++++ Records supplied ++++
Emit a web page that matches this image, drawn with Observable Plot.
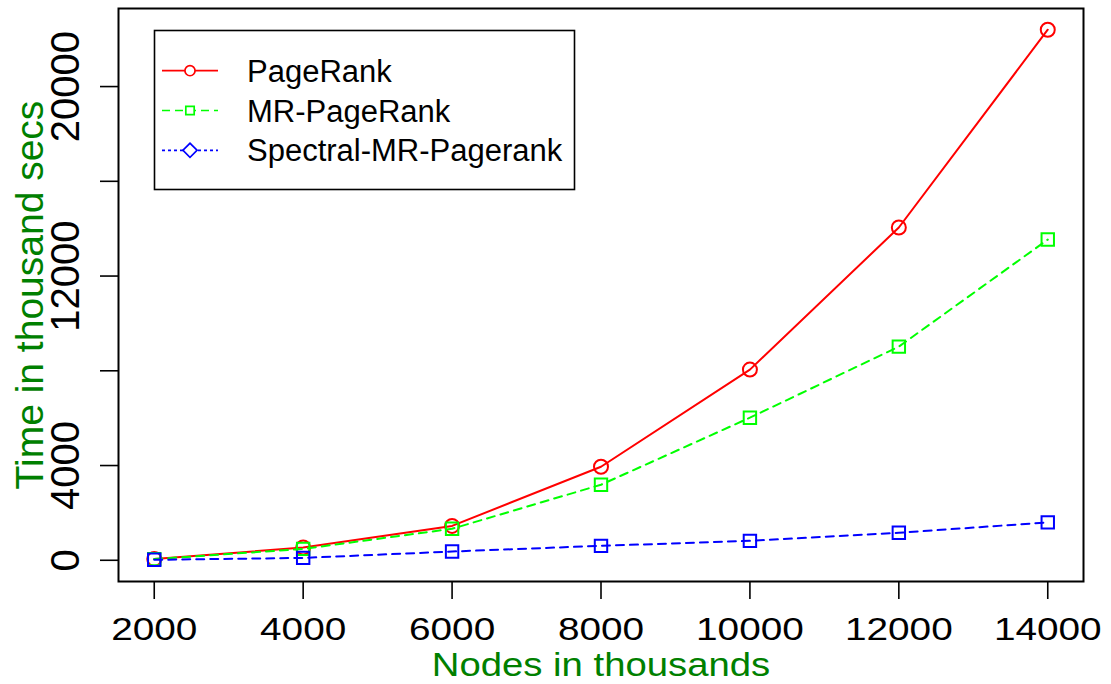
<!DOCTYPE html>
<html><head><meta charset="utf-8">
<script src="https://cdn.jsdelivr.net/npm/d3@7"></script>
<script src="https://cdn.jsdelivr.net/npm/@observablehq/plot@0.6"></script>
<style>
body{margin:0;background:#fff;}
#wrap{position:relative;width:1111px;height:684px;font-family:"Liberation Sans",Arial,sans-serif;}
#legend{position:absolute;left:0;top:0;pointer-events:none;}
</style></head><body><div id="wrap"></div>
<script>
// ---- data ----
const nodes = [2000, 4000, 6000, 8000, 10000, 12000, 14000];
const pageRank = [50, 540, 1450, 3950, 8050, 14050, 22400];
const mrPageRank = [50, 480, 1330, 3190, 6020, 9020, 13540];
const spectralMR = [20, 100, 370, 610, 820, 1160, 1600];
const seriesNames = ["PageRank", "MR-PageRank", "Spectral-MR-Pagerank"];
const xTicks = [2000, 4000, 6000, 8000, 10000, 12000, 14000];
const yTicks = [0, 4000, 8000, 12000, 16000, 20000];
const yTickLabels = [0, 4000, 12000, 20000];
const xTitle = "Nodes in thousands";
const yTitle = "Time in thousand secs";

// ---- build tables ----
const toRows = (vals) => nodes.map((n, i) => ({x: n, y: vals[i]}));
const pr = toRows(pageRank), mr = toRows(mrPageRank), sp = toRows(spectralMR);

const xmin = d3.min(nodes), xmax = d3.max(nodes);
const yvals = [...pageRank, ...mrPageRank, ...spectralMR];
const ymin = Math.min(0, d3.min(yvals)), ymax = d3.max(yvals);
const px = 0.04 * (xmax - xmin), py = 0.04 * (ymax - ymin);

const GREEN_TXT = "#008000";
const RED = "#ff0000", GREEN = "#00ff00", BLUE = "#0000ff";

const chart = Plot.plot({
  width: 1111, height: 684,
  marginLeft: 118, marginRight: 28, marginTop: 8, marginBottom: 103,
  style: {fontFamily: '"Liberation Sans", Arial, sans-serif', background: "white", color: "black"},
  x: {domain: [xmin - px, xmax + px]},
  y: {domain: [ymin - py, ymax + py]},
  marks: [
    Plot.axisX({ticks: xTicks, tickSize: 18, tickPadding: 18, fontSize: 31, strokeWidth: 1.6,
                tickFormat: d => String(d), label: null}),
    Plot.axisY({ticks: yTicks, tickSize: 18, strokeWidth: 1.6, tickFormat: () => "", label: null}),
    Plot.text(yTickLabels, {y: d => d, text: d => String(d), frameAnchor: "left", dx: -40,
                rotate: -90, textAnchor: "middle", lineAnchor: "bottom", fontSize: 40, fill: "black"}),
    Plot.text([xTitle], {text: d => d, frameAnchor: "bottom", dy: 94, lineAnchor: "bottom",
                fontSize: 33, fill: GREEN_TXT}),
    Plot.text([yTitle], {text: d => d, frameAnchor: "left", dx: -76, rotate: -90,
                textAnchor: "middle", lineAnchor: "bottom", fontSize: 39, fill: GREEN_TXT}),
    Plot.line(pr, {x: "x", y: "y", stroke: RED, strokeWidth: 2}),
    Plot.dot(pr, {x: "x", y: "y", symbol: "circle", r: 7, stroke: RED, strokeWidth: 2, fill: "none"}),
    Plot.line(mr, {x: "x", y: "y", stroke: GREEN, strokeWidth: 2, strokeDasharray: "8,6"}),
    Plot.dot(mr, {x: "x", y: "y", symbol: "square", r: 7, stroke: GREEN, strokeWidth: 2, fill: "none"}),
    Plot.line(sp, {x: "x", y: "y", stroke: BLUE, strokeWidth: 2, strokeDasharray: "8,6"}),
    Plot.dot(sp, {x: "x", y: "y", symbol: "square", r: 7, stroke: BLUE, strokeWidth: 2, fill: "none"}),
    Plot.frame({stroke: "black", strokeWidth: 2})
  ]
});
const wrap = document.getElementById("wrap");
wrap.appendChild(chart);

// horizontal stretch of axis texts to mimic reference proportions
function stretchEl(t, k) {
  const L = t.getComputedTextLength();
  t.setAttribute("textLength", L * k);
  t.setAttribute("lengthAdjust", "spacingAndGlyphs");
}
chart.querySelectorAll('g[aria-label="x-axis tick label"] text').forEach(t => stretchEl(t, 1.25));
chart.querySelectorAll('text').forEach(t => { if (t.textContent === xTitle) stretchEl(t, 1.16); });

// ---- legend ----
const legendItems = [
  {name: seriesNames[0], color: RED, dash: null, sym: "circle"},
  {name: seriesNames[1], color: GREEN, dash: "8,5", sym: "square"},
  {name: seriesNames[2], color: BLUE, dash: "3,3", sym: "diamond"}
];
const lg = d3.select(wrap).append("svg").attr("id", "legend").attr("width", 1111).attr("height", 684);
lg.append("rect").attr("x", 154.5).attr("y", 30.5).attr("width", 420).attr("height", 159)
  .attr("fill", "white").attr("stroke", "black").attr("stroke-width", 1.6);
const rowY = [70.7, 110.5, 150.3];
legendItems.forEach((it, i) => {
  const y = rowY[i];
  const g = lg.append("g");
  g.append("line").attr("x1", 162).attr("x2", 218).attr("y1", y).attr("y2", y)
    .attr("stroke", it.color).attr("stroke-width", 1.7)
    .attr("stroke-dasharray", it.dash);
  const isDia = it.sym === "diamond";
  const sym = it.sym === "circle" ? d3.symbolCircle : d3.symbolSquare;
  const size = it.sym === "circle" ? 80 : it.sym === "square" ? 70 : 100;
  g.append("path").attr("d", d3.symbol(sym, size)())
    .attr("transform", `translate(190,${y})${isDia ? " rotate(45)" : ""}`)
    .attr("fill", "white").attr("stroke", it.color).attr("stroke-width", 1.7);
  g.append("text").attr("x", 247).attr("y", y + 11).attr("font-size", 31)
    .attr("font-family", '"Liberation Sans", Arial, sans-serif').attr("fill", "black").text(it.name);
});
</script></body></html>
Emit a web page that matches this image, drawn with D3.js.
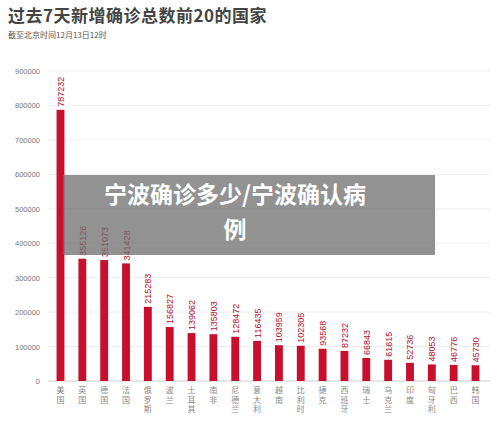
<!DOCTYPE html>
<html><head><meta charset="utf-8">
<script src="https://cdn.jsdelivr.net/npm/d3@7"></script>
<style>body{margin:0;background:#fff;font-family:"Noto Sans CJK SC","Noto Sans",sans-serif;}</style>
</head><body><svg id="c" width="500" height="430"></svg>
<script>
const categories=["美国","英国","德国","法国","俄罗斯","波兰","土耳其","南非","尼德兰","意大利","越南","比利时","捷克","西班牙","瑞士","乌克兰","印度","匈牙利","巴西","韩国"];
const values=[787232,355126,351073,341428,215283,156827,139062,135803,128472,116435,103959,102305,93568,87232,66843,61615,52736,48053,46776,45730];
const yTicks=[0,100000,200000,300000,400000,500000,600000,700000,800000,900000];
const svg=d3.select("#c");
const f='"Noto Sans CJK SC",sans-serif';
svg.append("text").attr("x",8).attr("y",22).attr("font-size",17).attr("font-weight","bold").attr("fill","#444").attr("font-family",f).attr("letter-spacing",0.5).text("过去7天新增确诊总数前20的国家");
svg.append("text").attr("x",8).attr("y",38).attr("font-size",8).attr("fill","#555").attr("font-family",f).text("截至北京时间12月13日12时");
const y=d3.scaleLinear().domain([0,900000]).range([381,71]);
const x=d3.scaleBand().domain(categories).range([50,486]).paddingInner(0.64).paddingOuter(0.3);
const g=svg.append("g");
g.selectAll(".grid").data(yTicks).join("line").attr("x1",48).attr("x2",490).attr("y1",d=>y(d)).attr("y2",d=>y(d)).attr("stroke",d=>d===0?"#ccc":"#eee").attr("stroke-width",1);
g.selectAll(".yl").data(yTicks).join("text").attr("x",40).attr("y",d=>y(d)+3).attr("text-anchor","end").attr("font-size",7.5).attr("fill","#777").attr("font-family","Liberation Sans,sans-serif").text(d=>d);
g.selectAll(".bar").data(values).join("rect").attr("x",(d,i)=>x(categories[i])).attr("width",x.bandwidth()).attr("y",d=>y(d)).attr("height",d=>y(0)-y(d)).attr("fill","#c8102e");
g.selectAll(".vl").data(values).join("text").attr("transform",(d,i)=>`translate(${x(categories[i])+x.bandwidth()/2+3.5},${y(d)-3}) rotate(-90)`).attr("font-size",9).attr("fill","#b00f28").attr("font-family","Liberation Sans,sans-serif").text(d=>d);
categories.forEach((c,i)=>{
  const t=g.append("text").attr("font-size",8).attr("fill","#888").attr("font-family",f).attr("text-anchor","middle");
  [...c].forEach((ch,j)=>t.append("tspan").attr("x",x(c)+x.bandwidth()/2).attr("y",393+j*9.5).text(ch));
});
svg.append("rect").attr("x",63).attr("y",175).attr("width",372).attr("height",80).attr("fill","rgba(110,110,110,0.75)");
const ot=svg.append("text").attr("font-size",23).attr("font-weight","bold").attr("fill","#fff").attr("font-family",f).attr("text-anchor","middle");
ot.append("tspan").attr("x",235).attr("y",203).text("宁波确诊多少/宁波确认病");
ot.append("tspan").attr("x",235).attr("y",238).text("例");
</script></body></html>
++++
Task directions —
Which lines hold the string "image"? List them all.

Result of this task —
Emit a web page that matches this image, drawn with Observable Plot.
Emit a web page that matches this image, drawn with D3.js.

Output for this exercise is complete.